Inuit Tapiriit Kanatami

Since its founding in 1971, Inuit Tapiriit Kanatami’s (ITK) vision has been to have Inuit prosper through unity and self-determination, while providing a voice to protect and advance their rights and interests through research, policy advocacy and public education.

Natan Obed ran for the presidency of ITK in 2015. He was criticized for having grown up away and for not speaking an Inuit language (see Inuktitut). He explained, “We don’t choose our childhoods… but we have identities, and we have connections to cultures and societies where our parents are from. I still don’t speak Inuktitut fluently, [and] I may not be the best hunter, but it doesn’t necessarily make me any less of an Inuk.”

Obed won the election, becoming ITK’s youngest president. He was re-elected in 2018 and acclaimed in 2021.

Inuit Tapiriit Kanatami Initiatives

In 2016, Inuit Tapiriit Kanatami (ITK) released Inuit Priorities for Canada's Climate Strategy: A Canadian Inuit Vision for Our Common Future in Our Homelands. After this, Natan Obed undertook a lobbying effort that, in 2019, led to the Canadian government committing $1 million toward implementing the strategy. Obed said, “It is a hopeful, forward-looking plan in the face of potentially catastrophic change that welcomes unique partnerships that are respectful of Inuit rights and knowledge.”

Obed brings attention to inconsistencies and contradictions in the Canadian government’s words and actions. For example, in May 2016, Carolyn Bennett, Canada’s Minister of Indigenous and Northern Affairs, announced at the United Nation’s Permanent Forum on Indigenous Issues that Canada would implement the United Nations Declaration on the Rights of Indigenous Peoples through the “full box of rights for Indigenous peoples” provided by Section 35 of the Canadian Constitution. Obed, however, argued that Bennett was merely continuing the previous government’s promise to consult with Indigenous peoples without recognizing their right to consent. “Consent,” Obed said, “speaks to our right to choose and assert our position, and to have that position influence the outcome of any given decision government takes.”
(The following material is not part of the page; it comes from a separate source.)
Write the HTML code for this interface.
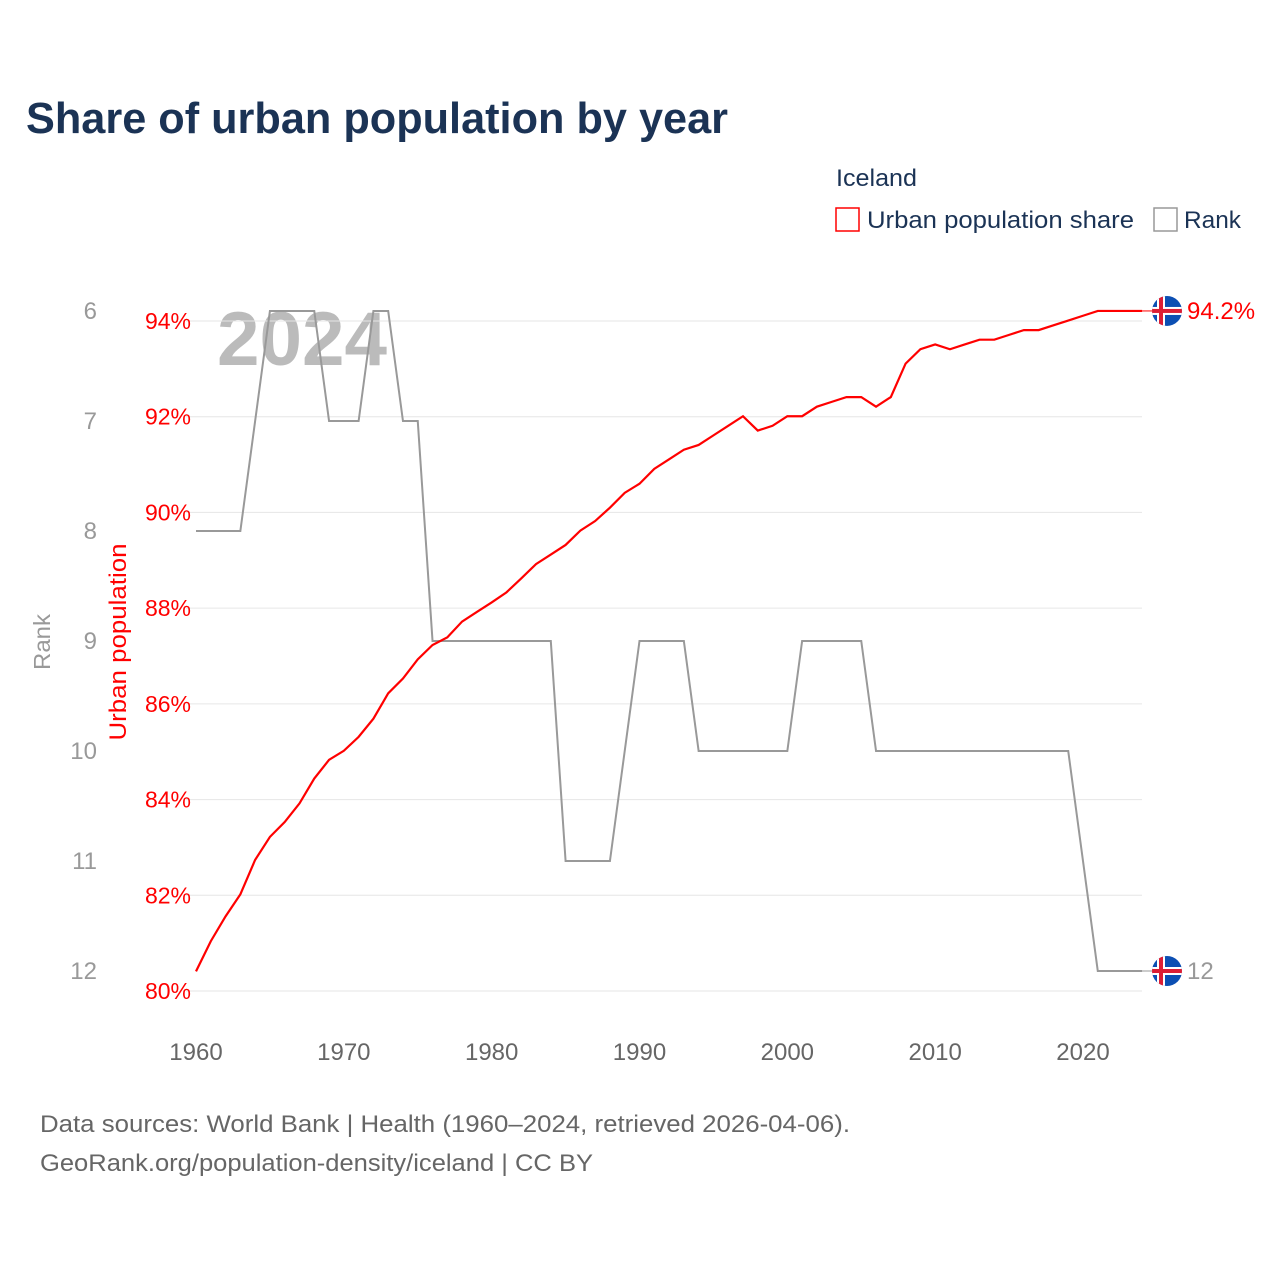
<!DOCTYPE html>
<html><head><meta charset="utf-8"><style>
html,body{margin:0;padding:0;background:#fff;}
svg{display:block;font-family:"Liberation Sans",sans-serif;}
</style></head><body>
<svg id="chart" width="1280" height="1280" viewBox="0 0 1280 1280" xmlns="http://www.w3.org/2000/svg">
<text x="26" y="133" font-size="44" font-weight="bold" fill="#1b3355" textLength="702" lengthAdjust="spacingAndGlyphs">Share of urban population by year</text>
<text x="836" y="186" font-size="24" fill="#1b3355" textLength="81" lengthAdjust="spacingAndGlyphs">Iceland</text>
<g>
<rect x="836" y="208" width="23" height="23" fill="none" stroke="#ff0000" stroke-width="1.5"/>
<text x="867" y="228" font-size="24" fill="#1b3355" textLength="267" lengthAdjust="spacingAndGlyphs">Urban population share</text></g>
<g>
<rect x="1154" y="208" width="23" height="23" fill="none" stroke="#999" stroke-width="1.5"/>
<text x="1184" y="228" font-size="24" fill="#1b3355" textLength="57" lengthAdjust="spacingAndGlyphs">Rank</text></g>
<text x="217" y="365" font-size="76" font-weight="bold" fill="#bbbbbb" textLength="170" lengthAdjust="spacingAndGlyphs">2024</text>
<g id="grid"></g><g id="axes"></g><g id="marks"></g>
<text transform="translate(50,642) rotate(-90)" text-anchor="middle" font-size="23" fill="#999" textLength="56" lengthAdjust="spacingAndGlyphs">Rank</text>
<text transform="translate(126,642) rotate(-90)" text-anchor="middle" font-size="24" fill="#ff0000" textLength="197" lengthAdjust="spacingAndGlyphs">Urban population</text>
<text x="40" y="1132" font-size="24" fill="#666" textLength="810" lengthAdjust="spacingAndGlyphs">Data sources: World Bank | Health (1960–2024, retrieved 2026-04-06).</text>
<text x="40" y="1171" font-size="24" fill="#666" textLength="553" lengthAdjust="spacingAndGlyphs">GeoRank.org/population-density/iceland | CC BY</text>
</svg>
<script>
const years=[];for(let y=1960;y<=2024;y++)years.push(y);
const urbanShare=[80.41,81.04,81.56,82.02,82.74,83.22,83.53,83.92,84.44,84.83,85.02,85.31,85.69,86.22,86.53,86.93,87.23,87.39,87.72,87.92,88.12,88.33,88.62,88.92,89.12,89.32,89.62,89.82,90.10,90.41,90.60,90.91,91.11,91.31,91.41,91.61,91.81,92.01,91.71,91.81,92.01,92.01,92.21,92.31,92.41,92.41,92.21,92.41,93.11,93.41,93.51,93.41,93.51,93.61,93.61,93.71,93.81,93.81,93.91,94.01,94.11,94.21,94.21,94.21,94.21];
const rankValues=[8,8,8,8,7,6,6,6,6,7,7,7,6,6,7,7,9,9,9,9,9,9,9,9,9,11,11,11,11,10,9,9,9,9,10,10,10,10,10,10,10,9,9,9,9,9,10,10,10,10,10,10,10,10,10,10,10,10,10,10,11,12,12,12,12];
const xTicks=[1960,1970,1980,1990,2000,2010,2020];
const urbanTicks=[80,82,84,86,88,90,92,94];
const rankTicks=[6,7,8,9,10,11,12];
const NS="http://www.w3.org/2000/svg";
const x=y=>196+(y-1960)*(1083-196)/60;
const yU=v=>991-(v-80)*(991-321)/14;
const yR=r=>311+(r-6)*110;
function mk(tag,attrs,parent,text){const e=document.createElementNS(NS,tag);for(const k in attrs)e.setAttribute(k,attrs[k]);if(text!==undefined)e.textContent=text;document.getElementById(parent).appendChild(e);return e;}
urbanTicks.forEach(t=>{
 const l=mk('line',{x1:186,x2:1142,y1:yU(t),y2:yU(t),stroke:'#e6e6e6','stroke-width':1},'grid');
 
 
 const tx=mk('text',{x:191,y:yU(t)+8,'text-anchor':'end','font-size':23,fill:'#ff0000'},'axes',t+'%');
 
 
});
rankTicks.forEach(t=>{
 const tx=mk('text',{x:97,y:yR(t)+8,'text-anchor':'end','font-size':24,fill:'#999'},'axes',t);
 
 
});
xTicks.forEach(t=>{
 const tx=mk('text',{x:x(t),y:1060,'text-anchor':'middle','font-size':24,fill:'#666'},'axes',t);
 
 
});
const rp=mk('polyline',{points:years.map((y,i)=>x(y)+','+yR(rankValues[i])).join(' '),fill:'none',stroke:'#999','stroke-width':2},'marks');


const up=mk('polyline',{points:years.map((y,i)=>x(y)+','+yU(urbanShare[i])).join(' '),fill:'none',stroke:'#ff0000','stroke-width':2.2},'marks');


function flag(cy,lineColor,label,labelColor,name){
 const lx=x(years[years.length-1]);
 const ln=mk('line',{x1:lx,x2:1152,y1:cy,y2:cy,stroke:lineColor,'stroke-width':1},'marks');
 
 
 const g=mk('g',{},'marks');
 
 
 const cx=1167,r=15;
 const cid='c'+name;
 const cp=document.createElementNS(NS,'clipPath');cp.setAttribute('id',cid);
 const cc=document.createElementNS(NS,'circle');cc.setAttribute('cx',cx);cc.setAttribute('cy',cy);cc.setAttribute('r',r);cp.appendChild(cc);g.appendChild(cp);
 const inner=document.createElementNS(NS,'g');inner.setAttribute('clip-path','url(#'+cid+')');g.appendChild(inner);
 const add=(a)=>{const e=document.createElementNS(NS,'rect');for(const k in a)e.setAttribute(k,a[k]);inner.appendChild(e);};
 add({x:cx-r,y:cy-r,width:2*r,height:2*r,fill:'#0c4fb3'});
 add({x:cx-10,y:cy-r,width:8,height:2*r,fill:'#fff'});
 add({x:cx-r,y:cy-4,width:2*r,height:8,fill:'#fff'});
 add({x:cx-8,y:cy-r,width:4,height:2*r,fill:'#dc1e35'});
 add({x:cx-r,y:cy-2,width:2*r,height:4,fill:'#dc1e35'});
 const t=mk('text',{x:1187,y:cy+8,'font-size':24,fill:labelColor},'marks',label);
 
 
}
flag(yU(urbanShare[urbanShare.length-1]),'#ff0000',urbanShare[urbanShare.length-1].toFixed(1)+'%','#ff0000','urban');
flag(yR(rankValues[rankValues.length-1]),'#999',String(rankValues[rankValues.length-1]),'#999','rank');
</script>
</body></html>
Obed ensures that Inuit interests are part of the Canadian government’s annual pre-budget consultations. In 2018, he identified housing and health issues as priorities and advocated for assistance in tackling them. As a result of his efforts, for the first time a federal budget specifically recognized the unique needs of Inuit Nunangat, while allocating $500 million to address them.

Obed combines teaching with policy advocacy. This approach is most clear in his collaboration with the federal government to create the Harvesters Support Grant. The five-year program began in 2020 and is sending $28.6 million to Inuit communities to support local harvesting of traditional foods as part of an effort to address issues of food insecurity (see also Inuit Country Food in Canada). While welcoming the program, Obed worked to promote an understanding that harvesting food is more than just hunting. Rather, it is an essential way in which Inuit understand and interact with the land.
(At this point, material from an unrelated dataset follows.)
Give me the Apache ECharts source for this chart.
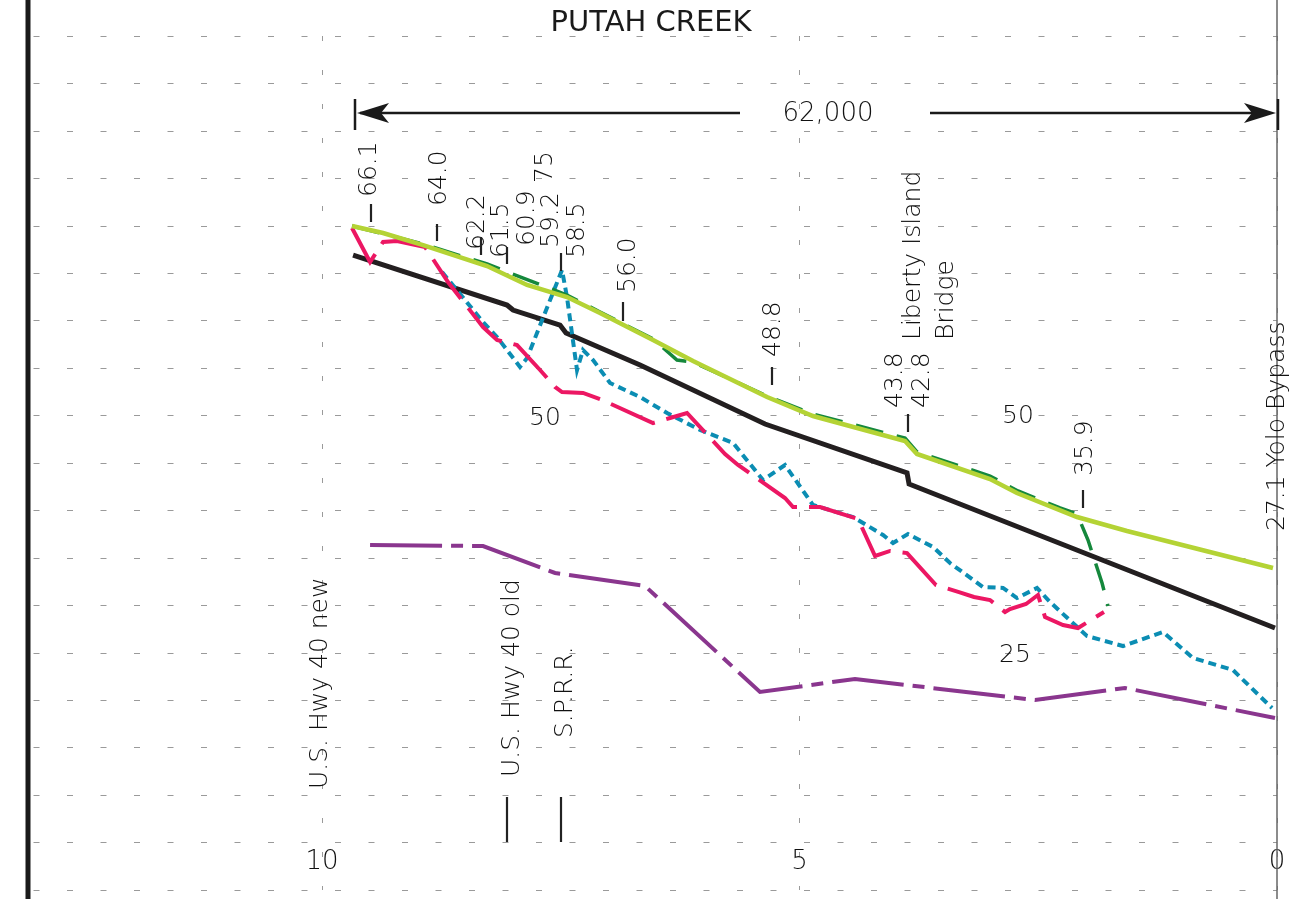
<!DOCTYPE html>
<html>
<head>
<meta charset="utf-8">
<script src="https://cdn.jsdelivr.net/npm/echarts@6/dist/echarts.min.js"></script>
<style>
html,body{margin:0;padding:0;background:#fff;}
#chart{width:1301px;height:899px;}
</style>
</head>
<body>
<div id="chart"></div>
<script>
// ---------------- DATA (river mile, elevation ft) ----------------
const xTickValues = [0, 5, 10];

const designProfile = [   // black solid
  [9.675, 66.92], [8.063, 61.65], [8.000, 61.12], [7.508, 59.54], [7.445, 58.70],
  [6.670, 55.33], [5.361, 49.11], [3.874, 43.95], [3.853, 42.79], [0.021, 27.61]
];

const leveeProfileLight = [  // light green solid
  [9.686, 69.98], [9.361, 69.24], [8.942, 67.97], [8.272, 65.76], [7.853, 63.76],
  [7.435, 62.49], [7.089, 60.81], [6.534, 57.96], [6.115, 55.75], [5.340, 51.95],
  [4.859, 49.95], [3.895, 47.32], [3.770, 45.95], [3.005, 43.31], [2.723, 41.84],
  [2.094, 39.31], [1.571, 37.83], [0.042, 33.93]
];

const leveeProfileDark = [   // dark green dashed
  [9.686, 69.98], [8.942, 68.08], [8.272, 65.97], [7.435, 62.70], [7.089, 60.92],
  [6.534, 58.07], [6.283, 55.85], [6.115, 55.64], [5.340, 52.06], [4.859, 50.16],
  [4.021, 47.95], [3.895, 47.63], [3.770, 46.17], [3.005, 43.63], [2.712, 42.05],
  [2.272, 40.26], [2.094, 39.63], [1.979, 36.88], [1.832, 32.35], [1.770, 29.93]
];

const pinkProfile = [   // magenta dashed
  [9.686, 69.77], [9.497, 66.18], [9.361, 68.29], [9.215, 68.39], [8.921, 67.76],
  [8.681, 64.07], [8.314, 59.33], [8.168, 57.96], [7.958, 57.43], [7.717, 54.80],
  [7.560, 53.01], [7.487, 52.48], [7.267, 52.38], [7.068, 51.64], [6.534, 49.21],
  [6.356, 49.74], [6.178, 50.27], [5.780, 45.95], [5.644, 44.79], [5.152, 41.31],
  [5.068, 40.36], [4.785, 40.36], [4.387, 39.10], [4.209, 35.20], [4.052, 35.73],
  [3.874, 35.51], [3.571, 32.14], [3.330, 31.40], [3.173, 30.88], [3.005, 30.56],
  [2.848, 29.30], [2.796, 29.61], [2.628, 30.14], [2.503, 31.09], [2.429, 28.77],
  [2.241, 27.93], [2.084, 27.61], [1.812, 29.30]
];

const cyanProfile = [   // blue dotted
  [8.743, 65.13], [8.314, 59.86], [8.168, 58.28], [7.927, 55.12], [7.853, 56.06],
  [7.487, 65.34], [7.435, 62.49], [7.330, 54.80], [7.267, 56.91], [7.162, 55.85],
  [6.984, 53.43], [6.670, 51.95], [6.387, 50.27], [6.042, 48.48], [5.696, 47.11],
  [5.382, 43.21], [5.152, 44.79], [4.859, 40.57], [4.440, 39.31], [4.126, 37.41],
  [4.021, 36.57], [3.864, 37.52], [3.602, 36.15], [3.424, 34.46], [3.079, 31.93],
  [2.869, 31.83], [2.723, 30.77], [2.513, 31.83], [2.377, 30.35], [1.990, 26.77],
  [1.613, 25.71], [1.194, 27.19], [0.880, 24.45], [0.461, 23.18], [0.052, 19.18]
];

const purpleProfile = [  // purple dash-dot
  [9.497, 36.36], [8.314, 36.25], [7.560, 33.41], [6.618, 32.04], [5.414, 20.87],
  [4.419, 22.24], [2.534, 20.02], [1.592, 21.29], [0.021, 18.13]
];

const stationTexts = ['66.1', '64.0', '62.2', '61.5', '60.9', '75', '59.2', '58.5', '56.0',
                      '48.8', '43.8', '42.8', '35.9', '27.1 Yolo Bypass'];
const placeTexts = ['Liberty Island', 'Bridge', 'U.S. Hwy 40 new', 'U.S. Hwy 40 old', 'S.P.R.R.'];
const contourTexts = ['50', '50', '25'];
const titleText = 'PUTAH CREEK';
const lengthText = '62,000';

// ---------------- LAYOUT ----------------
const FAMILY = "'DejaVu Sans', Lato, sans-serif";
const FONT = "200 25px " + FAMILY;
const TXT = '#111';
// rotated labels: [x centre, y bottom]
const stationPos = [[369,197],[439,206],[477,250],[501,258],[527,246],[545,183],[551,248],[577,258],[628,293],
                    [773,357],[895,408],[922,408],[1085,476],[1277,531]];
const stationTicks = [[371,204,222],[437,224,241],[481,237,255],[507,247,264],[561,253,271],[623,302,321],
                      [772,367,385],[908,414,432],[1083,490,508],[507,797,842],[561,797,842]];
const placePos = [[913,340],[946,340],[320,789],[512,777],[565,738]];
const contourPos = [[545,418],[1018,416],[1015,655]];

const rot = Math.PI / 2;
const graphics = [];
// frame lines
graphics.push({type:'line', shape:{x1:28,y1:0,x2:28,y2:899}, style:{stroke:'#1a1a1a', lineWidth:5}, z:10});
graphics.push({type:'line', shape:{x1:1277,y1:0,x2:1277,y2:899}, style:{stroke:'#666', lineWidth:1.5}, z:1});
stationTexts.forEach((t, i) => {
  graphics.push({type:'text', x:stationPos[i][0], y:stationPos[i][1], rotation:rot,
    style:{text:t, font:FONT, fill:TXT, align:'left', verticalAlign:'middle'}, z:20});
});
placeTexts.forEach((t, i) => {
  graphics.push({type:'text', x:placePos[i][0], y:placePos[i][1], rotation:rot,
    style:{text:t, font:FONT, fill:TXT, align:'left', verticalAlign:'middle'}, z:20});
});
stationTicks.forEach(p => {
  graphics.push({type:'line', shape:{x1:p[0],y1:p[1],x2:p[0],y2:p[2]}, style:{stroke:'#222', lineWidth:2.2}, z:20});
});
contourTexts.forEach((t, i) => {
  graphics.push({type:'text', x:contourPos[i][0], y:contourPos[i][1],
    style:{text:t, font:FONT, fill:TXT, align:'center', verticalAlign:'middle'}, z:20});
});
// dimension line 62,000
const dimY = 113;
graphics.push({type:'line', shape:{x1:355,y1:99,x2:355,y2:130}, style:{stroke:'#1a1a1a', lineWidth:2.5}, z:20});
graphics.push({type:'line', shape:{x1:1278,y1:99,x2:1278,y2:130}, style:{stroke:'#1a1a1a', lineWidth:2.5}, z:20});
graphics.push({type:'line', shape:{x1:360,y1:dimY,x2:740,y2:dimY}, style:{stroke:'#1a1a1a', lineWidth:2.5}, z:20});
graphics.push({type:'line', shape:{x1:930,y1:dimY,x2:1270,y2:dimY}, style:{stroke:'#1a1a1a', lineWidth:2.5}, z:20});
graphics.push({type:'polygon', shape:{points:[[357,dimY],[389,dimY-10],[381,dimY],[389,dimY+10]]}, style:{fill:'#1a1a1a'}, z:20});
graphics.push({type:'polygon', shape:{points:[[1276,dimY],[1244,dimY-10],[1252,dimY],[1244,dimY+10]]}, style:{fill:'#1a1a1a'}, z:20});
graphics.push({type:'text', x:828, y:dimY+1, style:{text:lengthText, font:"200 26px " + FAMILY, fill:TXT, align:'center', verticalAlign:'middle'}, z:20});

function lineSeries(name, data, color, width, dash, z) {
  return {
    name, type:'line', data, showSymbol:false, symbol:'none', smooth:false, z,
    lineStyle:{color, width, type:dash, cap:'butt', join:'miter'},
    animation:false, silent:true
  };
}

const chart = echarts.init(document.getElementById('chart'), null, {renderer:'canvas'});
chart.setOption({
  backgroundColor:'#ffffff',
  animation:false,
  title:{text:titleText, left:646, top:4, textAlign:'center',
    textStyle:{fontFamily:FAMILY, fontWeight:400, fontSize:29, color:'#1a1a1a'}},
  grid:{left:28, right:24, top:36, bottom:9, containLabel:false},
  xAxis:{
    type:'value', inverse:true, min:0, max:13.079, interval:5,
    axisLine:{show:false}, axisTick:{show:false},
    axisLabel:{show:true, inside:true, margin:15, verticalAlign:'bottom', showMaxLabel:false,
      fontFamily:FAMILY, fontWeight:200, fontSize:26, color:'#111',
      formatter: v => (xTickValues.indexOf(v) >= 0 ? String(v) : '')},
    splitLine:{show:true, lineStyle:{color:'#9a9a9a', width:1, type:[5,29]}}
  },
  yAxis:{
    type:'value', min:0, max:90, interval:5,
    axisLine:{show:false}, axisTick:{show:false}, axisLabel:{show:false},
    splitLine:{show:true, lineStyle:{color:'#9a9a9a', width:1, type:[6,27.5], dashOffset:28}}
  },
  series:[
    lineSeries('Purple', purpleProfile, '#8a368e', 4, [72,9,12,9], 2),
    lineSeries('Design', designProfile, '#231f20', 5, 'solid', 3),
    lineSeries('Cyan', cyanProfile, '#0b8db3', 4, [8,5], 4),
    lineSeries('Pink', pinkProfile, '#ec1763', 4, [48,12], 5),
    lineSeries('Dark green', leveeProfileDark, '#15883c', 3.5, [28,14], 6),
    lineSeries('Light green', leveeProfileLight, '#b4d335', 4.5, 'solid', 7)
  ],
  graphic: graphics
});
</script>
</body>
</html>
Obed travelled with other Indigenous leaders and led the Inuit delegation to Rome in 2022 for a historic meeting with Pope Francis. The Pope later apologized for the Catholic Church’s role in the mistreatment of Indigenous peoples in Canada, particularly regarding residential schools.

Obed often acts as a cultural ambassador in his efforts to have Canadians and the Canadian government better understand and respect Inuit needs and goals. In 2023, for example, Obed escorted environment minister Catherine McKenna on a three-day tour of Nunatsiavut. He explained Inuit culture and history, including how in the 1950s the federal government had forced the relocation of several Inuit communities. At the tour’s conclusion, McKenna thanked him and said that prior to the trip, she “didn’t really understand the concept of Inuit Nunangat.”

Obed is also vice-president of Inuit Circumpolar Council Canada. Its goal is to promote the interests of Inuit as a single people across Canada, Russia, Alaska and Greenland. Through the Inuit Circumpolar Council, Obed ensures cooperation with ITK in presenting Inuit issues and ideas to the Canadian government and on the international stage.

Obed splits his time between Ottawa and Iqaluit, where his wife, Letia, and sons, Panigusiq and Jushua.